Pada acara dilakukan secara hibrid di kantor pusat BTN, dan interaktif secara daring dengan para pimpinan kantor wilayah, dan kantor cabang BTN khususnya Kanwil Jabalnusra, Direktur Utama BTN Nixon LP Napitupulu menjelaskan inisiatif BPI Monoline Collection. Langkah itu, bagian dari salah satu misi perseroan saat ini, yaitu menerapkan praktik tata kelola perusahaan baik, dan inovasi bisnis berkelanjutan untuk kesejahteraan masyarakat, dan kelestarian lingkungan.
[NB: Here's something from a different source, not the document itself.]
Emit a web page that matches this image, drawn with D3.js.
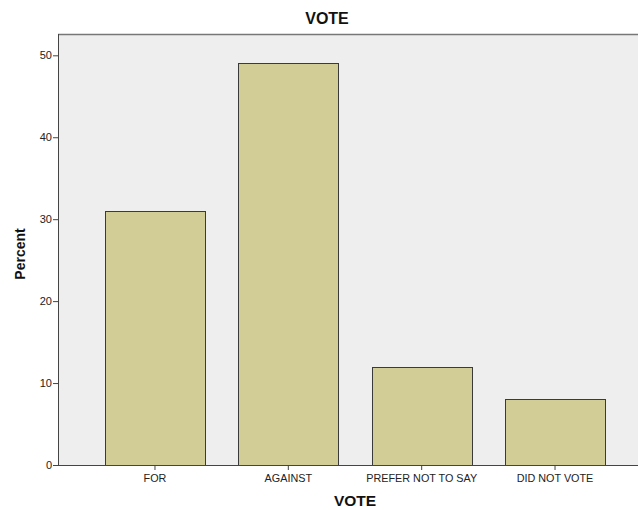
<!DOCTYPE html>
<html><head><meta charset="utf-8">
<script src="https://cdn.jsdelivr.net/npm/d3@7"></script>
<style>body{margin:0;background:#fff}svg{display:block}text{font-family:"Liberation Sans",Arial,sans-serif}</style>
</head><body>
<svg id="c" width="638" height="510"></svg>
<script>
const categories = ["FOR", "AGAINST", "PREFER NOT TO SAY", "DID NOT VOTE"];
const percents = [31, 49, 12, 8];
const yTicks = [0, 10, 20, 30, 40, 50];

const svg = d3.select("#c");
const L = 58, T = 34, R = 638, B = 465;
const y = d3.scaleLinear().domain([0, 52.6]).range([B, T]);
const x = d3.scaleBand().domain(categories).range([88.3, 621.7]).paddingInner(0.25).paddingOuter(0.125);

svg.append("rect").attr("x", L).attr("y", T).attr("width", R - L + 2).attr("height", B - T).attr("fill", "#eeeeee");
svg.append("line").attr("x1", L).attr("x2", R).attr("y1", T + 0.5).attr("y2", T + 0.5).attr("stroke", "#777").attr("stroke-width", 1.5);

svg.selectAll("rect.bar").data(percents).enter().append("rect").attr("class", "bar")
  .attr("x", (d, i) => Math.round(x(categories[i])) + 0.5)
  .attr("y", d => Math.round(y(d)) + 0.5)
  .attr("width", Math.round(x.bandwidth()))
  .attr("height", d => Math.round(B - y(d)))
  .attr("fill", "#d2cd96").attr("stroke", "#3a3a3a").attr("stroke-width", 1);

const ya = svg.append("g").attr("transform", `translate(${L},0)`)
  .call(d3.axisLeft(y).tickValues(yTicks).tickSize(5).tickPadding(1));
ya.select(".domain").attr("stroke", "#444").attr("d", `M0.5,${T}V${B}`);
ya.selectAll(".tick line").attr("stroke", "#444");
ya.selectAll("text").attr("font-size", 11).attr("fill", "#222").attr("font-family", "Liberation Sans, Arial, sans-serif");

const xa = svg.append("g").attr("transform", `translate(0,${B})`)
  .call(d3.axisBottom(x).tickSize(5).tickPadding(4));
xa.select(".domain").attr("stroke", "#444").attr("d", `M${L},0.5H${R}`);
xa.selectAll(".tick line").attr("stroke", "#444");
xa.selectAll("text").attr("font-size", 10.8).attr("fill", "#222").attr("font-family", "Liberation Sans, Arial, sans-serif");

svg.append("text").attr("x", 327).attr("y", 24).attr("text-anchor", "middle")
  .attr("font-size", 16).attr("font-weight", "bold").attr("fill", "#111").text("VOTE");
svg.append("text").attr("x", 355).attr("y", 506).attr("text-anchor", "middle")
  .attr("font-size", 15.5).attr("font-weight", "bold").attr("fill", "#111").text("VOTE");
svg.append("text").attr("transform", "translate(25,254) rotate(-90)").attr("text-anchor", "middle")
  .attr("font-size", 14).attr("font-weight", "bold").attr("fill", "#111").text("Percent");
</script>
</body></html>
“Salah satu poin penting dalam Corporate Plan BTN tahun 2025 optimalisasi strategi collection and recovery. Dengan adanya langkah penyempurnaan ini, kita berharap dapat mencapai target rasio kredit bermasalah (non-performing loan/NPL) gross di level 3,04 persen pada akhir tahun ini. Masih ada sisa lima bulan, jadi setelah inisiatif ini roll out secara massal, harapannya dapat mendorong pencapaian target,” tutur Nixon, pada Kick Off Implementasi Pilot BPI Monoline Collection Kanwil Jabalnusra di Menara 1 BTN Harmoni, Jakarta, Jumat, 1 Agustus 2025.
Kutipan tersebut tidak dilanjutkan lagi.